Studierende wollen nicht einfach Religionslehrerinnen oder Religionslehrer werden, sondern sie wollen später in der Grundschule, in einer Schule der Sekundarstufe I, im Gymnasium, in der Gesamtschule oder in einer berufsbildenden Schule tätig sein. In jeder Schulform und auf jeder Schulstufe stellen sich besondere Aufgaben, die eine besondere Ausprägung bestimmter Kompetenzen erfordern. Aber gemeinsam begegnen alle Religionslehrkräfte bestimmten grundlegenden Anforderungen. Alle Lehrkräfte sind damit beauftragt, Religionsunterricht zu gestalten, in religionspädagogisch verantworteter Weise erzieherisch zu wirken, Schüler in ihrer religiösen Entwicklung zu fördern, mit religiöser Heterogenität umzugehen, Leistungen gerecht zu beurteilen, Aspekte religiöser Bildung in der Schulentwicklung fruchtbar zu machen etc. Deshalb können die zentralen Kompetenzen in der Lehrerbildung für Lehrerinnen und Lehrer aller Schulformen und -stufen einheitlich formuliert werden. Das schließt aber ein, dass Universitäten, Studienseminare und Fortbildungseinrichtungen in ihren Studienplänen und Ausbildungs- beziehungsweise Fortbildungskonzepten den spezifischen Anforderungen in bestimmten Schultypen Rechnung tragen.

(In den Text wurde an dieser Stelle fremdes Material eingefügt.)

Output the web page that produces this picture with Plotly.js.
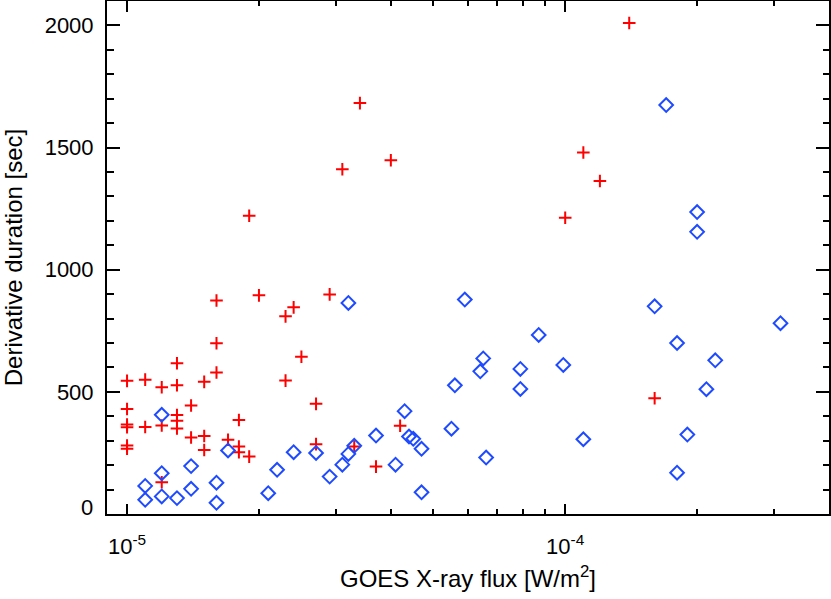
<!DOCTYPE html>
<html>
<head>
<meta charset="utf-8">
<script src="https://cdn.plot.ly/plotly-3.0.1.min.js"></script>
<style>
html,body{margin:0;padding:0;background:#fff;}
#chart{width:831px;height:599px;}
</style>
</head>
<body>
<div id="chart"></div>
<script>
// Red crosses
var redFlux = [
  1.0e-5,1.0e-5,1.0e-5,1.0e-5,1.0e-5,1.0e-5,
  1.1e-5,1.1e-5,
  1.2e-5,1.2e-5,1.2e-5,
  1.3e-5,1.3e-5,1.3e-5,1.3e-5,1.3e-5,
  1.4e-5,1.4e-5,
  1.5e-5,1.5e-5,1.5e-5,
  1.6e-5,1.6e-5,1.6e-5,
  1.7e-5,
  1.8e-5,1.8e-5,1.8e-5,
  1.9e-5,1.9e-5,
  2.0e-5,
  2.3e-5,2.3e-5,
  2.4e-5,
  2.5e-5,
  2.7e-5,2.7e-5,
  2.9e-5,
  3.1e-5,
  3.3e-5,
  3.4e-5,
  3.7e-5,
  4.0e-5,
  4.2e-5,
  1.0e-4,
  1.1e-4,
  1.2e-4,
  1.4e-4,
  1.6e-4
];
var redDur = [
  545,430,366,355,280,267,
  550,356,
  519,362,130,
  617,527,405,382,350,
  444,313,
  541,319,262,
  579,699,874,
  304,
  385,276,253,
  235,1221,
  895,
  809,546,
  846,
  644,
  451,286,
  899,
  1411,
  276,
  1682,
  194,
  1448,
  361,
  1213,
  1480,
  1363,
  2010,
  474
];

// Blue diamonds
var blueFlux = [
  1.1e-5,1.1e-5,
  1.2e-5,1.2e-5,1.2e-5,
  1.3e-5,
  1.4e-5,1.4e-5,
  1.6e-5,1.6e-5,
  1.7e-5,
  2.1e-5,
  2.2e-5,
  2.4e-5,
  2.7e-5,
  2.9e-5,
  3.1e-5,
  3.2e-5,3.2e-5,
  3.3e-5,
  3.7e-5,
  4.1e-5,
  4.3e-5,
  4.4e-5,
  4.5e-5,
  4.7e-5,4.7e-5,
  5.5e-5,
  5.6e-5,
  5.9e-5,
  6.4e-5,
  6.5e-5,
  6.6e-5,
  7.9e-5,7.9e-5,
  8.7e-5,
  9.9e-5,
  1.1e-4,
  1.6e-4,
  1.7e-4,
  1.8e-4,1.8e-4,
  1.9e-4,
  2.0e-4,2.0e-4,
  2.1e-4,
  2.2e-4,
  3.1e-4
];
var blueDur = [
  115,58,
  406,167,72,
  65,
  196,103,
  128,46,
  260,
  85,
  181,
  253,
  250,
  153,
  202,
  246,864,
  279,
  321,
  202,
  421,
  317,
  308,
  267,89,
  349,
  527,
  878,
  584,
  637,
  231,
  594,512,
  733,
  610,
  306,
  850,
  1674,
  700,169,
  325,
  1236,1155,
  511,
  629,
  781
];

var xMajorVals = [1e-5, 1e-4];
var xMajorText = ["10<sup>-5</sup>", "10<sup>-4</sup>"];
var xMinorVals = [2e-5,3e-5,4e-5,5e-5,6e-5,7e-5,8e-5,9e-5,2e-4,3e-4];
var yMajorVals = [0, 500, 1000, 1500, 2000];
var yMajorText = ["", "500", "1000", "1500", "2000"];
var yZeroLabel = "0";

var FONT = "Liberation Sans, Arial, Helvetica, sans-serif";
var TICKSIZE = 22;
var TITLESIZE = 24;

var traces = [
  {
    x: redFlux, y: redDur, type: "scatter", mode: "markers",
    marker: {symbol: "cross-thin-open", size: 9, color: "#ff0000",
             line: {color: "#ff0000", width: 2}},
    hoverinfo: "x+y", showlegend: false
  },
  {
    x: blueFlux, y: blueDur, type: "scatter", mode: "markers",
    marker: {symbol: "diamond-open", size: 10.5, color: "#1e4bff",
             line: {color: "#1e4bff", width: 2}},
    hoverinfo: "x+y", showlegend: false
  }
];

var layout = {
  width: 831, height: 599,
  margin: {l: 107, r: 2, t: 1, b: 85, pad: 0},
  paper_bgcolor: "#ffffff", plot_bgcolor: "#ffffff",
  font: {family: FONT, size: TICKSIZE, color: "#000"},
  xaxis: {
    type: "log",
    range: [Math.log10(9e-6), Math.log10(4e-4)],
    tickmode: "array", tickvals: xMajorVals, ticktext: xMajorText,
    ticks: "inside", ticklen: 10.5, tickwidth: 2, tickcolor: "#000",
    minor: {tickmode: "array", tickvals: xMinorVals, ticks: "inside",
            ticklen: 5, tickwidth: 2, tickcolor: "#000", showgrid: false},
    showline: true, linewidth: 2, linecolor: "#000", mirror: "ticks",
    showgrid: false, zeroline: false,
    ticklabelstandoff: 12,
    tickfont: {family: FONT, size: TICKSIZE, color: "#000"},
    title: {text: "GOES X-ray flux [W/m<sup>2</sup>]", standoff: 12,
            font: {family: FONT, size: TITLESIZE, color: "#000"}},
    automargin: false
  },
  yaxis: {
    range: [0, 2100],
    tickmode: "array", tickvals: yMajorVals, ticktext: yMajorText,
    ticks: "inside", ticklen: 13, tickwidth: 2, tickcolor: "#000",
    minor: {dtick: 100, ticks: "inside", ticklen: 6.5, tickwidth: 2,
            tickcolor: "#000", showgrid: false},
    showline: true, linewidth: 2, linecolor: "#000", mirror: "ticks",
    showgrid: false, zeroline: false,
    ticklabelstandoff: 7,
    tickfont: {family: FONT, size: TICKSIZE, color: "#000"},
    title: {text: "Derivative duration [sec]", standoff: 24,
            font: {family: FONT, size: TITLESIZE, color: "#000"}},
    automargin: false
  },
  annotations: [{
    xref: "paper", yref: "y", x: 0, y: 0, text: yZeroLabel,
    xanchor: "right", yanchor: "middle", xshift: -12, yshift: 7,
    showarrow: false, font: {family: FONT, size: TICKSIZE, color: "#000"}
  }]
};

Plotly.newPlot("chart", traces, layout, {displayModeBar: false, staticPlot: true});
</script>
</body>
</html>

Diese Ausarbeitung setzt einen Rahmen für die regionalen Studien-, Ausbildungs- und Fortbildungskonzepte. Sie beschreibt jedoch nicht die Strategien dafür, wie eine kompetenz- und standardorientierte Religionslehrerausbildung umgesetzt und deren Wirksamkeit überprüft werden kann. Es löst auch nicht das Problem, wie theologisch-religionspädagogische Kompetenz mit ihren Teilkompetenzen praktisch ausgebildet und angeeignet wird, wie also aus beruflich notwendigem Wissen auch professionelles Können wird. Es ist also im besten Sinne eine „Orientierungshilfe“, die sich bei der Planung von Studiengängen und bei der Entwicklung von Ausbildungs- und Fortbildungskonzepten bewähren soll. Sie bietet einen „roten Faden“ an, der die einzelnen Module, die Lernsequenzen und Fortbildungsangebote durchzieht und zusammenhält.

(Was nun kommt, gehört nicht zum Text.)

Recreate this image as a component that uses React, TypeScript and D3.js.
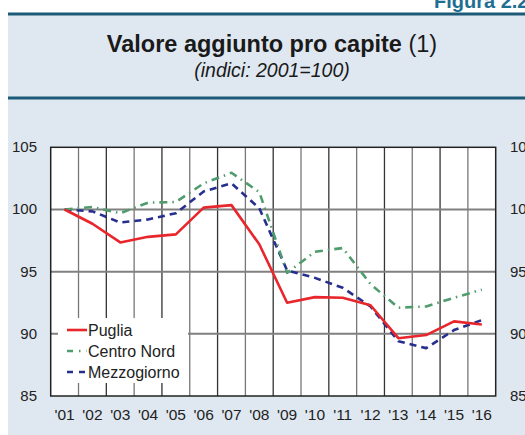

Es ist zu hoffen, dass die vorliegenden Überlegungen einen breiten Diskussionsprozess auslösen und an möglichst vielen Orten rezipiert, erprobt und evaluiert werden. Sie haben dann ihren Zweck erfüllt, wenn es gelingt, Religionslehrkräfte in möglichst hohem Maß kompetenzorientiert aus- und fortzubilden. Diese Orientierungshilfe fordert dazu heraus, die Anforderungen der Praxis phantasievoll und ideenreich in die theologisch-religionspädagogische Ausbildung einzubeziehen und Modelle guter Praxis zu entwickeln, um auf diese Weise eine Religionslehrerausbildung „aus einem Guss“ und auf hohem Niveau zu verwirklichen.

Die Evangelische Kirche in Deutschland (EKD) hat in den vergangenen Jahren auf vielfältige Weise gezeigt, welch große Bedeutung sie einem guten Religionsunterricht beimisst. In den diesem Thema gewidmeten Bemühungen bildet die vorliegende Ausarbeitung einen weiteren Baustein. Ich wünsche ihr eine vielfältige Aufnahme und Umsetzung – im Dienst einer guten Aus- und Fortbildung für einen guten Religionsunterricht.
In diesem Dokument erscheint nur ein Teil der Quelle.